- _SUPPLIED INFORMATION_:
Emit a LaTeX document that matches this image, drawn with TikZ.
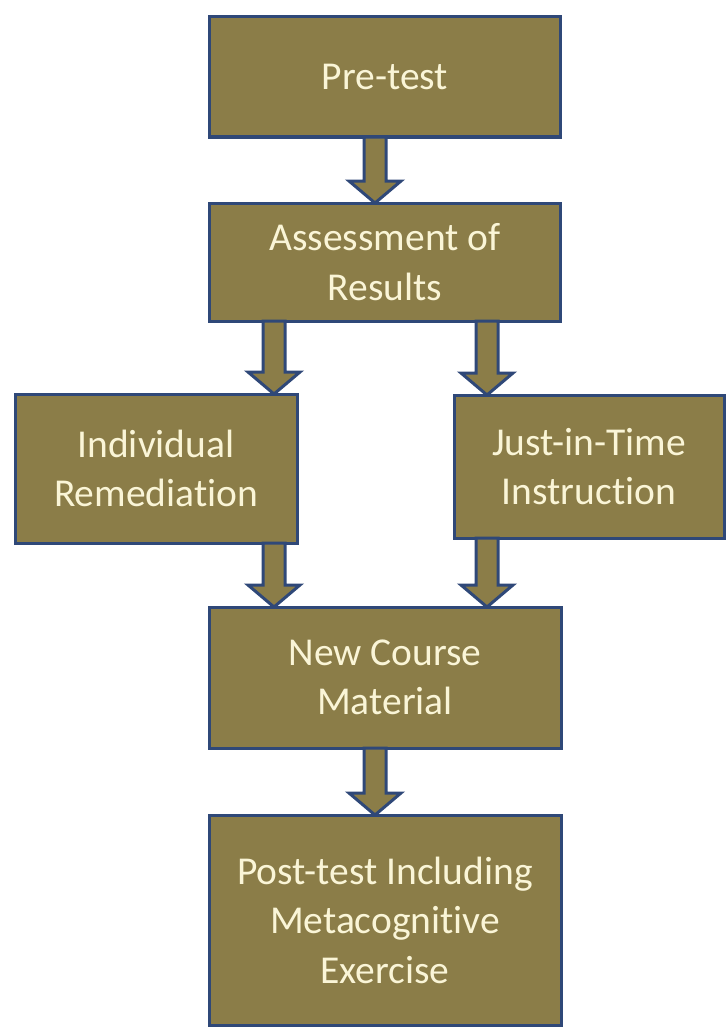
\documentclass[tikz,border=0pt]{standalone}
\usepackage{fontspec}
\setmainfont{Carlito}[Ligatures=NoCommon]
\usetikzlibrary{calc}
\definecolor{boxfill}{RGB}{139,125,72}
\definecolor{boxline}{RGB}{47,72,120}
\definecolor{boxtext}{RGB}{250,245,215}
\newcommand{\blockarrowdraw}[2]{%
  \filldraw[barrow] ($(#1)+(-11,0)$) -- ($(#1)+(11,0)$) -- ($(#2)+(11,-22)$) -- ($(#2)+(26,-22)$) -- (#2) -- ($(#2)+(-26,-22)$) -- ($(#2)+(-11,-22)$) -- cycle;}
\begin{document}
\begin{tikzpicture}[x=1pt,y=-1pt,
  box/.style={draw=boxline, fill=boxfill, line width=3pt, text=boxtext, align=center,
    font=\fontsize{39.5}{49.5}\selectfont, inner sep=0pt, outer sep=0pt},
  barrow/.style={draw=boxline, fill=boxfill, line width=3pt, line join=miter}]
\useasboundingbox (0,0) rectangle (726,1030);
\node[box, minimum width=351, minimum height=120] (pre) at (385,77) {Pre-test};
\node[box, minimum width=351, minimum height=118] (asm) at (385,262) {Assessment of\\Results};
\node[box, minimum width=282, minimum height=149] (ind) at (156,468.5) {Individual\\Remediation};
\node[box, minimum width=270, minimum height=143] (jit) at (589,466.5) {Just-in-Time\\Instruction};
\node[box, minimum width=352, minimum height=141] (ncm) at (385,677.5) {New Course\\Material};
\node[box, minimum width=352, minimum height=210] (post) at (385,920) {Post-test Including\\Metacognitive\\Exercise};
\coordinate (xc) at (375,0);
\coordinate (xl) at (274,0);
\coordinate (xr) at (487,0);
\coordinate (a1t) at (pre.south -| xc);
\coordinate (a1b) at (asm.north -| xc);
\coordinate (a2t) at (asm.south -| xl);
\coordinate (a2b) at (ind.north -| xl);
\coordinate (a3t) at (asm.south -| xr);
\coordinate (a3b) at (jit.north -| xr);
\coordinate (a4t) at (ind.south -| xl);
\coordinate (a4b) at (ncm.north -| xl);
\coordinate (a5t) at (jit.south -| xr);
\coordinate (a5b) at (ncm.north -| xr);
\coordinate (a6t) at (ncm.south -| xc);
\coordinate (a6b) at (post.north -| xc);
\blockarrowdraw{a1t}{a1b}
\blockarrowdraw{a2t}{a2b}
\blockarrowdraw{a3t}{a3b}
\blockarrowdraw{a4t}{a4b}
\blockarrowdraw{a5t}{a5b}
\blockarrowdraw{a6t}{a6b}
\end{tikzpicture}
\end{document}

- _TASK PROMPT_:
Retype the whole listing exactly and leave the pictures out.

- _THE REPLY_:
Emit a LaTeX document that matches this image, drawn with TikZ.
\documentclass[tikz,border=0pt]{standalone}
\usepackage{fontspec}
\setmainfont{Carlito}[Ligatures=NoCommon]
\usetikzlibrary{calc}
\definecolor{boxfill}{RGB}{139,125,72}
\definecolor{boxline}{RGB}{47,72,120}
\definecolor{boxtext}{RGB}{250,245,215}
\newcommand{\blockarrowdraw}[2]{%
  \filldraw[barrow] ($(#1)+(-11,0)$) -- ($(#1)+(11,0)$) -- ($(#2)+(11,-22)$) -- ($(#2)+(26,-22)$) -- (#2) -- ($(#2)+(-26,-22)$) -- ($(#2)+(-11,-22)$) -- cycle;}
\begin{document}
\begin{tikzpicture}[x=1pt,y=-1pt,
  box/.style={draw=boxline, fill=boxfill, line width=3pt, text=boxtext, align=center,
    font=\fontsize{39.5}{49.5}\selectfont, inner sep=0pt, outer sep=0pt},
  barrow/.style={draw=boxline, fill=boxfill, line width=3pt, line join=miter}]
\useasboundingbox (0,0) rectangle (726,1030);
\node[box, minimum width=351, minimum height=120] (pre) at (385,77) {Pre-test};
\node[box, minimum width=351, minimum height=118] (asm) at (385,262) {Assessment of\\Results};
\node[box, minimum width=282, minimum height=149] (ind) at (156,468.5) {Individual\\Remediation};
\node[box, minimum width=270, minimum height=143] (jit) at (589,466.5) {Just-in-Time\\Instruction};
\node[box, minimum width=352, minimum height=141] (ncm) at (385,677.5) {New Course\\Material};
\node[box, minimum width=352, minimum height=210] (post) at (385,920) {Post-test Including\\Metacognitive\\Exercise};
\coordinate (xc) at (375,0);
\coordinate (xl) at (274,0);
\coordinate (xr) at (487,0);
\coordinate (a1t) at (pre.south -| xc);
\coordinate (a1b) at (asm.north -| xc);
\coordinate (a2t) at (asm.south -| xl);
\coordinate (a2b) at (ind.north -| xl);
\coordinate (a3t) at (asm.south -| xr);
\coordinate (a3b) at (jit.north -| xr);
\coordinate (a4t) at (ind.south -| xl);
\coordinate (a4b) at (ncm.north -| xl);
\coordinate (a5t) at (jit.south -| xr);
\coordinate (a5b) at (ncm.north -| xr);
\coordinate (a6t) at (ncm.south -| xc);
\coordinate (a6b) at (post.north -| xc);
\blockarrowdraw{a1t}{a1b}
\blockarrowdraw{a2t}{a2b}
\blockarrowdraw{a3t}{a3b}
\blockarrowdraw{a4t}{a4b}
\blockarrowdraw{a5t}{a5b}
\blockarrowdraw{a6t}{a6b}
\end{tikzpicture}
\end{document}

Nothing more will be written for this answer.